What is the average cost per square foot to build a house in Canada?

In 2026, the typical range for construction-only costs in Canada runs $150 to $280 per square foot, with mid-range custom builds averaging around $200 per square foot depending on region and finish level.

Does cost per square foot include land and permits?

No. The cost per square foot to build a house almost always refers to hard construction costs only. Land, site development, municipal permits, and design fees are separate expenses that typically add 15 to 30% or more on top of the base construction figure.

Why is cost per square foot higher for smaller homes?

Smaller homes have higher per-square-foot costs because fixed expenses like foundation work, mechanical systems, and permit fees spread across fewer square metres. A compact 1,200-square-foot cottage will carry a higher $/sq ft rate than a 2,800-square-foot home with equivalent finishes.

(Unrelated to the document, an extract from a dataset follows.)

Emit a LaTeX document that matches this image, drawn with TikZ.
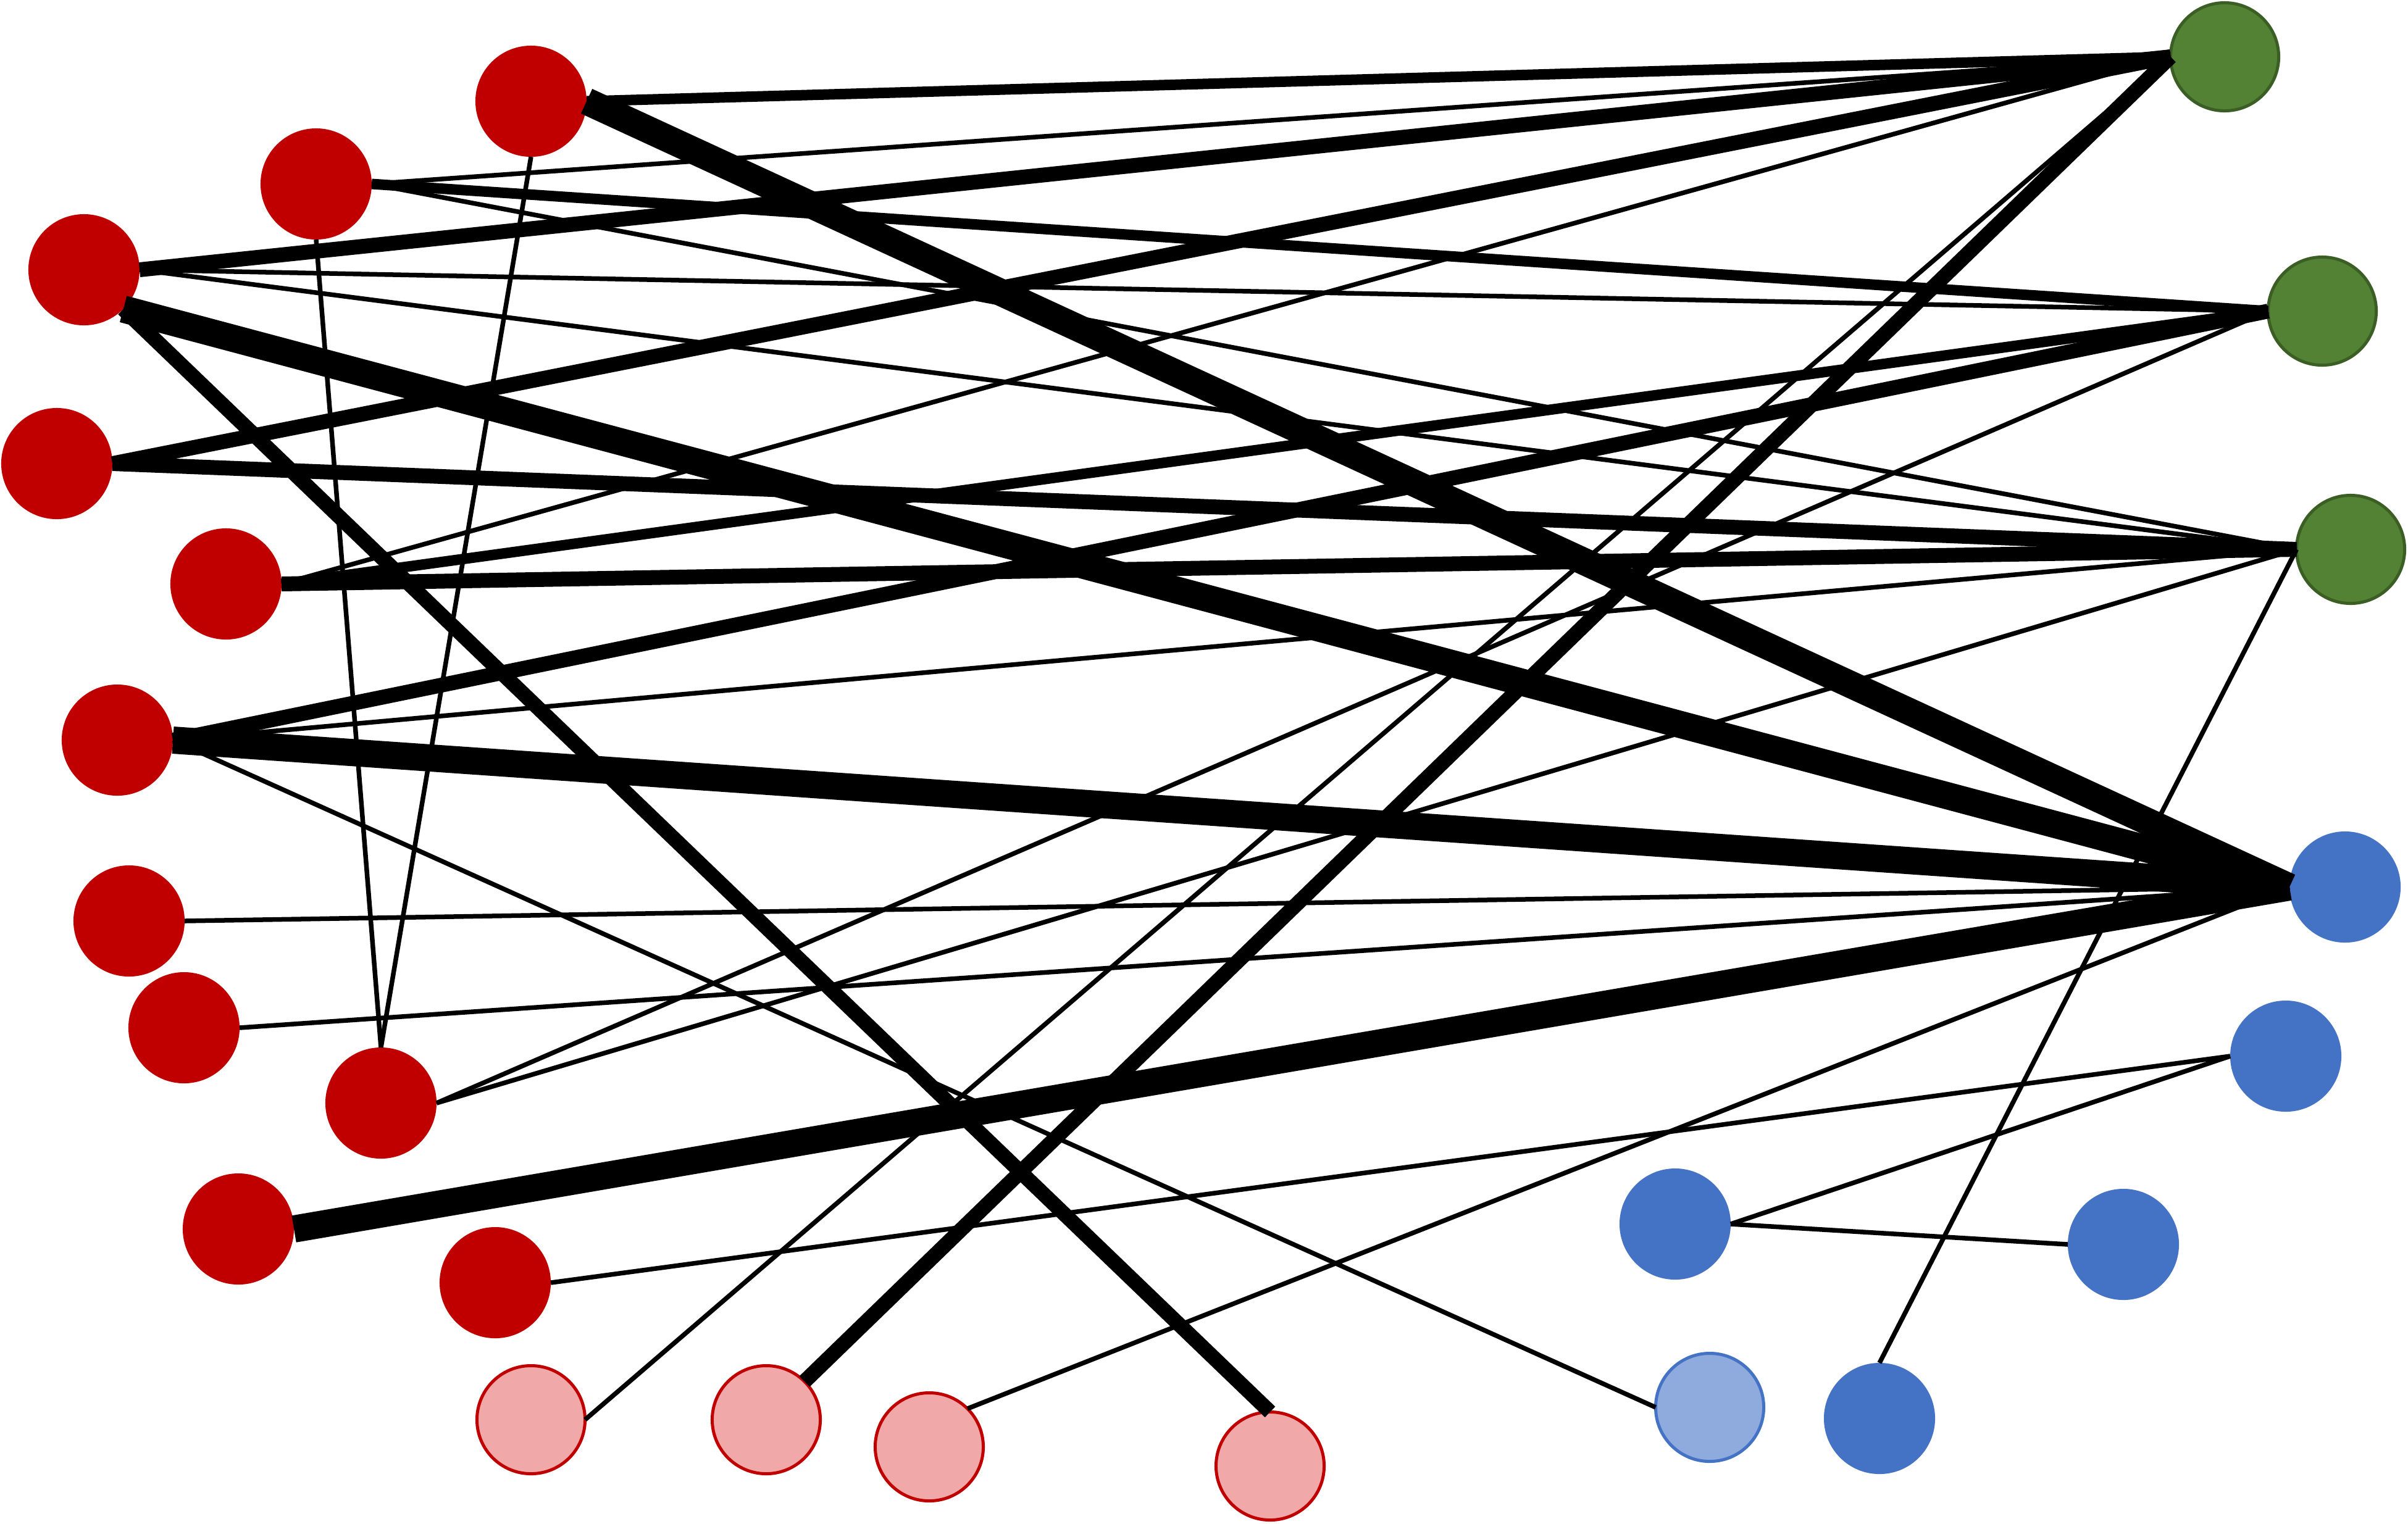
\documentclass[tikz,border=0pt]{standalone}
\definecolor{dred}{HTML}{C00000}
\definecolor{lred}{HTML}{F0A8A8}
\definecolor{grn}{HTML}{548235}
\definecolor{dgrn}{HTML}{3B5E24}
\definecolor{blu}{HTML}{4472C4}
\definecolor{lblu}{HTML}{8FAADC}
\begin{document}
\begin{tikzpicture}[x=0.01cm,y=-0.01cm,
  base/.style={circle,inner sep=0pt,outer sep=0pt,minimum size=1.8cm},
  rednode/.style={base,fill=dred},
  pinknode/.style={base,fill=lred,draw=dred,line width=0.05cm,minimum size=1.75cm},
  greennode/.style={base,fill=grn,draw=dgrn,line width=0.05cm,minimum size=1.75cm},
  bluenode/.style={base,fill=blu},
  lbluenode/.style={base,fill=lblu,draw=blu,line width=0.05cm,minimum size=1.75cm},
  conn/.style={draw=black,line cap=butt},
  wthin/.style={conn,line width=0.075cm},
  wmed/.style={conn,line width=0.17cm},
  wthick/.style={conn,line width=0.24cm},
  wvthick/.style={conn,line width=0.44cm}]
\useasboundingbox (0,0) rectangle (3900,2468);
% red nodes
\node[rednode] (R1) at (860,164) {};
\node[rednode] (R2) at (512,298) {};
\node[rednode] (R3) at (136,437) {};
\node[rednode] (R4) at (92,751) {};
\node[rednode] (R5) at (366,946) {};
\node[rednode] (R6) at (190,1199) {};
\node[rednode] (R7) at (209,1492) {};
\node[rednode] (R8) at (298,1665) {};
\node[rednode] (R9) at (617,1787) {};
\node[rednode] (R10) at (386,1991) {};
\node[rednode] (R11) at (802,2078) {};
% light red nodes
\node[pinknode] (P1) at (860,2300) {};
\node[pinknode] (P2) at (1241,2300) {};
\node[pinknode] (P3) at (1505,2344) {};
\node[pinknode] (P4) at (2057,2375) {};
% green nodes
\node[greennode] (G1) at (3603,92) {};
\node[greennode] (G2) at (3761,504) {};
\node[greennode] (G3) at (3807,890) {};
% blue nodes
\node[bluenode] (B1) at (3798,1437) {};
\node[bluenode] (B2) at (3702,1711) {};
\node[bluenode] (B3) at (2713,1983) {};
\node[bluenode] (B4) at (3439,2016) {};
\node[bluenode] (B5) at (3044,2298) {};
\node[lbluenode] (LB) at (2769,2280) {};
% very thick connectors
\draw[wvthick] (R1.east) -- (B1.west);
\draw[wvthick] (R3.south east) -- (B1.west);
\draw[wvthick] (R6.east) -- (B1.west);
\draw[wvthick] (R10.east) -- (B1.west);
% thick connectors
\draw[wthick] (R3.east) -- (G1.west);
\draw[wthick] (R4.east) -- (G1.west);
\draw[wthick] (R4.east) -- (G3.west);
\draw[wthick] (R5.east) -- (G3.west);
\draw[wthick] (R6.east) -- (G2.west);
\draw[wthick] (R3.south east) -- (P4.north);
\draw[wthick] (P2.north east) -- (G1.west);
% medium connectors
\draw[wmed] (R1.east) -- (G1.west);
\draw[wmed] (R2.east) -- (G2.west);
\draw[wmed] (R5.east) -- (G2.west);
% thin connectors
\draw[wthin] (R2.east) -- (G1.west);
\draw[wthin] (R2.east) -- (G3.west);
\draw[wthin] (R2.south) -- (R9.north);
\draw[wthin] (R1.south) -- (R9.north);
\draw[wthin] (R3.east) -- (G2.west);
\draw[wthin] (R3.east) -- (G3.west);
\draw[wthin] (R5.east) -- (G1.west);
\draw[wthin] (R6.east) -- (G3.west);
\draw[wthin] (R6.east) -- (LB.west);
\draw[wthin] (R7.east) -- (B1.west);
\draw[wthin] (R8.east) -- (B1.west);
\draw[wthin] (R9.east) -- (G2.west);
\draw[wthin] (R9.east) -- (G3.west);
\draw[wthin] (R11.east) -- (B2.west);
\draw[wthin] (P1.east) -- (G1.west);
\draw[wthin] (P3.north east) -- (B1.west);
\draw[wthin] (B3.east) -- (B2.west);
\draw[wthin] (B3.east) -- (B4.west);
\draw[wthin] (B5.north) -- (G3.west);
\end{tikzpicture}
\end{document}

How do I compare builder quotes fairly?

Ask each builder for a detailed written breakdown of what their $/sq ft figure includes and how they measure square footage. Confirm whether items like garages, basements, site prep, and permits are in or out of the quote before making any comparison.

Is it cheaper to build or buy a home in Canada?

Building typically costs more upfront, but new construction buyers can save significantly on maintenance and repairs over time. Research shows new home owners save an average of $25,335 over ten years compared to resale buyers, which changes the long-term cost picture considerably.